One ACTU report notes on one solar project, Beon has provided employment opportunities to 90 long-term unemployed people, 38 Aboriginal people, 14 people from culturally and linguistically diverse backgrounds, 12 people on community-based orders and four people with a disability. 

“Providing these opportunities not only boosts the local economy but also really changes the personal trajectory for individuals by skilling them up to participate and benefit from the significant amount of work that will need to be done in regions for the energy transition,” says Miller. 

“Long-term, renewable energy projects can offer a tangible pathway to participating in a clean energy economy that can boost local regional economies and strengthen local energy supplies and reduce reliance on more expensive alternatives.”

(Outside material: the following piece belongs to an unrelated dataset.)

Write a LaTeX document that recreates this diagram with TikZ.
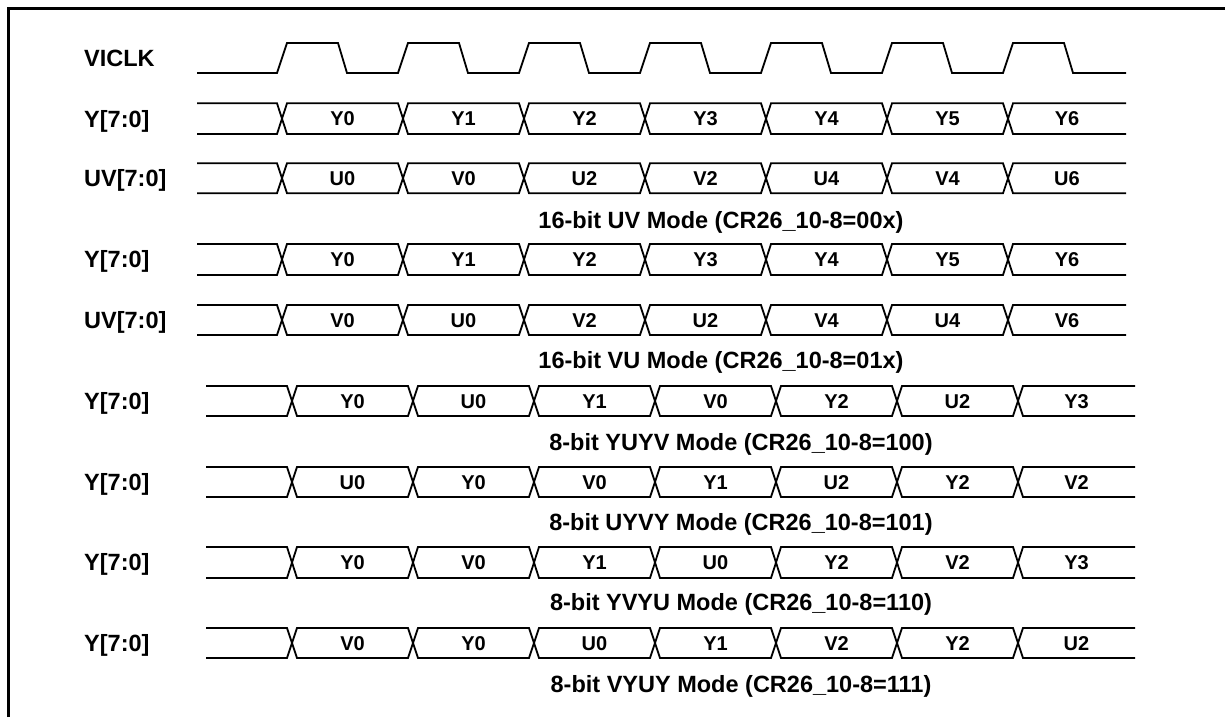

This is particularly relevant in light of the challenges that have affected regional Australia in the last few years including bushfires, drought and, more recently, floods as well as the decline of local industries that might include timber and coal-based generation. 

Miller says that solar projects can offer local employment opportunities that build skills transferable to other project types. 

“Regional hubs of renewable energy have been developed in towns like Port Augusta, Collinsville and in the coming years the Gippsland region, and local businesses in these towns also benefit from the ongoing operations and maintenance opportunities.” 

▲ Clean energy projects and traditional uses of the land including farming can co-exist.

Miller notes the Blind Creek project also shows that sheep grazing and solar farming can co-exist and provide a diversified revenue stream to local landholders. 

“This can make a meaningful difference to individual farmers who can drought-proof their farm earnings and help maximise the possibility of the farm remaining in the family for future generations. Smaller scale renewable energy projects can support regions too. 

“The CEFC has worked with agriculture and food businesses that are cutting costs and improving productivity by investing in energy efficient equipment.”

Regional areas will only continue to benefit as the pipeline of renewable energy projects gathers pace around the country towards the 2050 net zero emissions deadline.